# Suunto Core Light Green Pics?



## M-Brane

Hey Everyone,

This is my first post here, but I have owned a Suunto Vector for the past 3 or so years.

My black rubber strap has just cracked and so I have decided upon viewing the new models that I shall aquire a Suunto Core. Only question now is, which version?

Thanks to all those who warned of the readibility issues with the brown/orange display as that was originally a first choice.

I have now decided to go for either the Black/Yellow, the Light Green, or the Light Black.

There are some below pics of these three. This one is one that I created from various pictures. It's possible, and quite nice.










The problem is that I know that Suunto pics can cast the watches in a superquality light and I would like to get a real look at what they actually look like.

So if anyone has any pictures of these watches, especially the light green one and the light black face one, I would really appreciate it.

Cheers


----------



## M-Brane

Oh, I don't know If I mentioned this, but I am looking for a watch that I can wear both hiking, snowboarding, mountaineering, etc. with the ABC functions, AS WELL as one that wouln't look too out of place in a casual/non-outdoor situation, as I like to wear ONE watch, ALL the time. Allthough for really formal functions I do have a different watch. But yeah, that's why I like the core line, because some of them are wearable with a shirt and tie (barely). I like the yellow/black the most but it's one of the least office friendly so thats why the lime green with its silver bezel is a bit better.

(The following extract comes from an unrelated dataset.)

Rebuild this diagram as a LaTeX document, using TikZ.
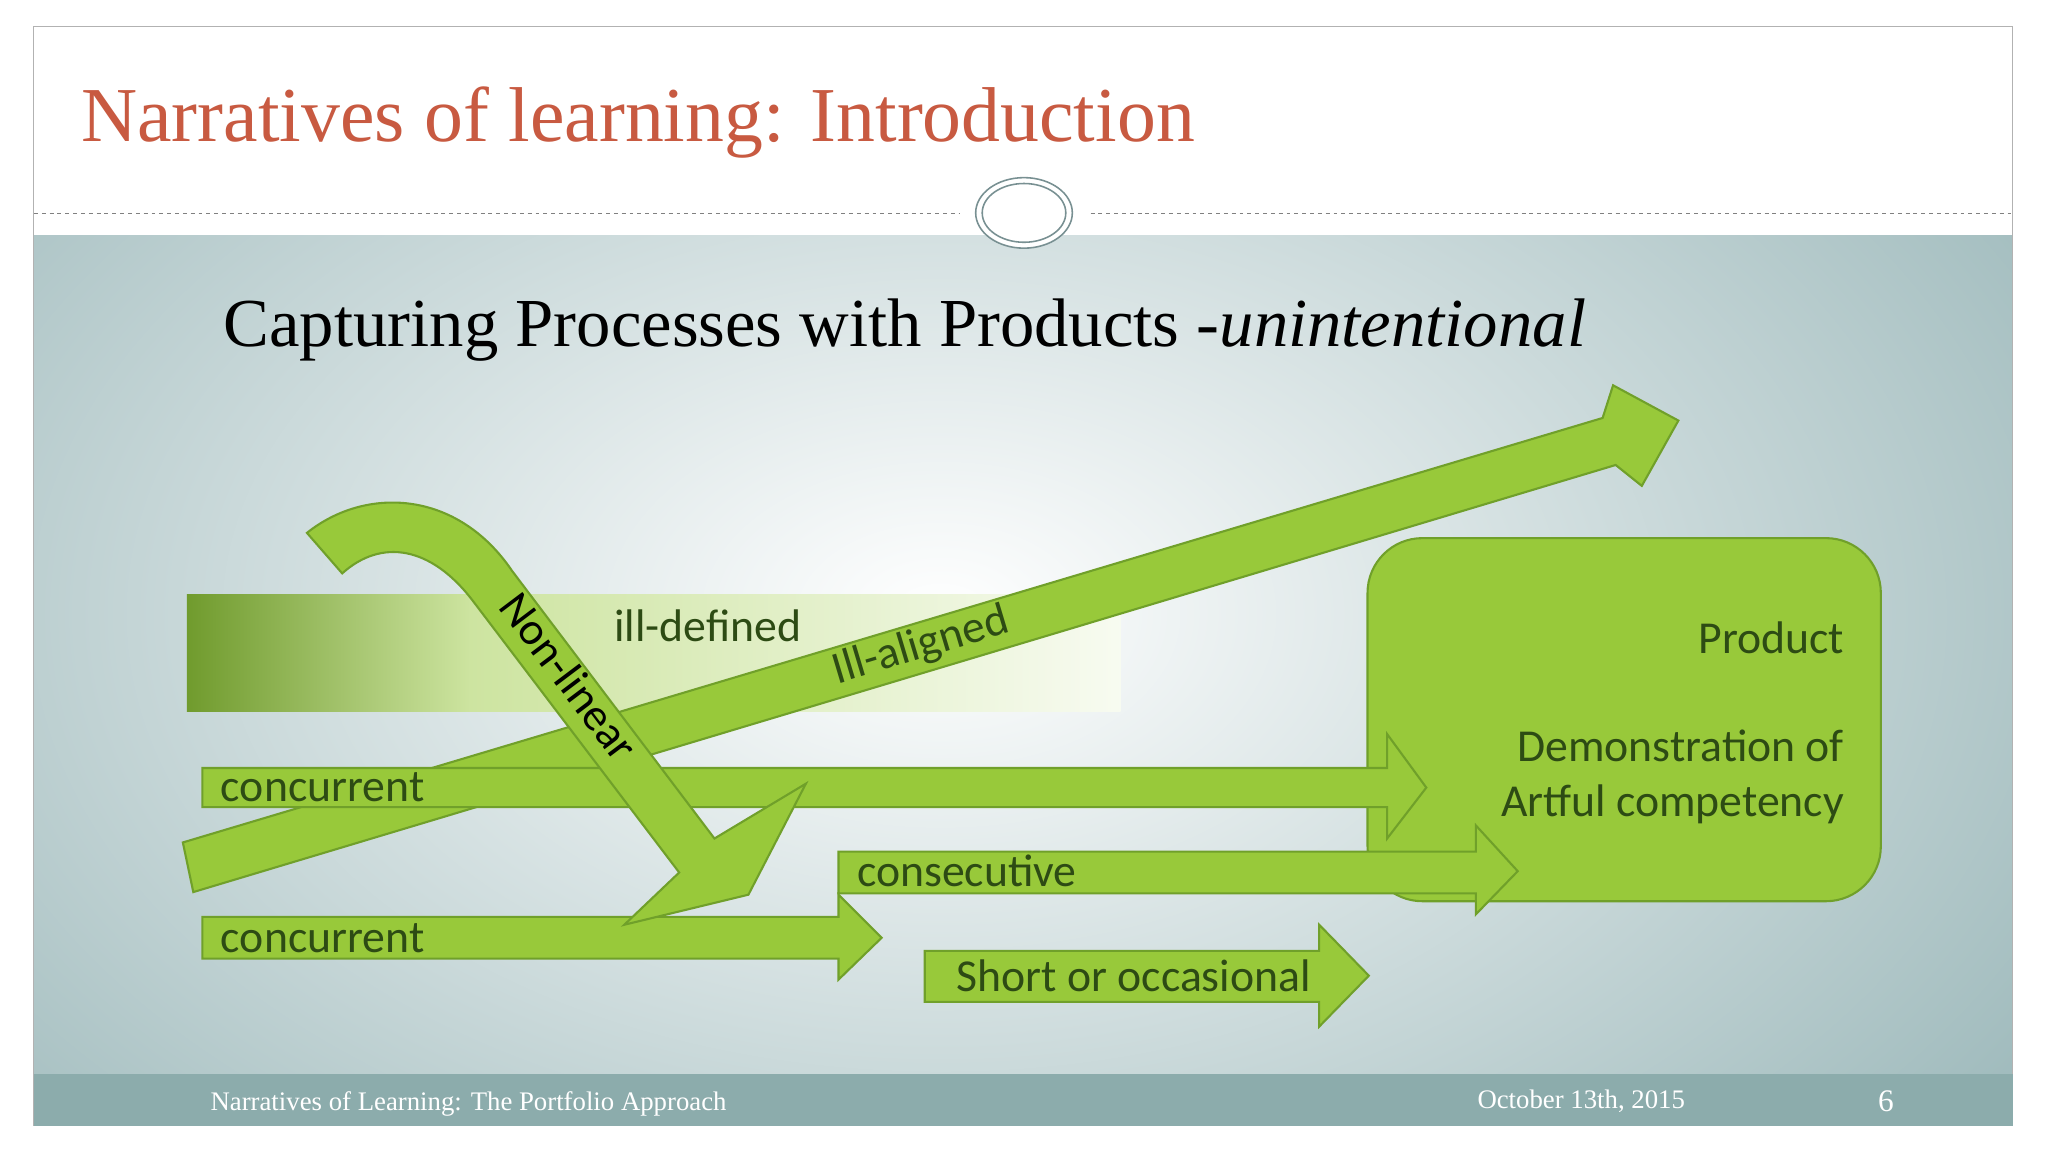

Anyways, any pics to hep me decide would be much appreciated.


----------



## gaijin

Hey M-Brane, our tastes appear to be quite similar:










Your "ideal" is the configuration I settled on with my Core Light Black.

The strap adapters are goofy, so I went with the "Standard" strap - it's a winner. It's light, comfortable, all around good strap.

The White/Black display is head and shoulders better than the (IMHO) illegible Black/Orange display.

I'll second your vote for this configuration.

|>


----------



## M-Brane

Siick, 

that's awesome.

now i just gotta find a light green pic and compare them. 

Oh and how much did that configuration cost you, if i may ask?

Cheers

Michael


----------



## gaijin

$350 for the watch and $25 for the band @ http://www.suuntowatches.com/Suunto-Core.pro?sNav=3

HTH


----------



## Schytte

M-Brane said:


> There are some below pics of these three. This one is one that I created from various pictures. It's possible, and quite nice.


How is this configuration possible ? I cannot seem to figure out which core-model you have depictured ? (it's not the light black model?)


----------



## M-Brane

Ah yes, i see what you mean. In order to help me better decide upon the look of the watch I wanted, I used a photo editing applicaion to customize the watch, . I took different models and fit them together, so to speak. However a very similar model is that of Gaijin. His picture is attached, as you can see it is quite possible. What you do is take the light black model, and then use the different strap. 

Cheers

Michael


----------



## Guest

Ok, just wanted to thank M-Brane & Gaijin. Just couldn't quite decide which Core I actually liked. None of them were _exactly_ right but I think your combination of Light Black watch + light/standard strap has convinced me which one to order. 

The photoshop mock-up with the positive display + black markers on the bezel & black buttons looks extra sleek - I realise that's not actually possible but Gaigin's real life combination looks verrry nice.

Gaigin - would really like to see some more photos of yours, especially on the wrist shots.


----------



## Guest

M-Brane said:


> ...I used a photo editing applicaion to customize the watch, .


BTW, while we're talking photoshop mockups... always really bugged me that they never made this variation: Aluminium case with positive display! This would have been a classy Core.


----------



## rocky

Light/Black Core.:-!


----------



## Uxen

Here are a few pictures of my light green.
http://www.solid-guild.be/suunto1.jpg
http://www.solid-guild.be/suunto2.jpg
http://www.solid-guild.be/suunto3.jpg

Hope that helps you decide


----------



## emo_mike

a bit off topic, but are you able to put on the strap off of the light black on to the light green?


----------



## currahee-dawg

Here's mine...


----------



## eonflux

emo_mike said:


> a bit off topic, but are you able to put on the strap off of the light black on to the light green?


To answer this post above, yes it is possible to put the original strap from a Light Black onto a Light Green. The straps are fully interchangeable between the core models. I wonder what the Light Green would look w/ the strap from a Light Black. And I've also wondered a brown version of the Light Green strap would look on the Brown Aluminum case.


----------



## Uxen

Isen't it the same strap thats on the light green as the light black? Looks the same to me. Maybe i'm wrong.


----------



## eonflux

The original strap on the Light Black Core is the "flat black" strap:










The original strap on the Light Green Core is the "light black" strap, and I've put one on my Light Black Core:


----------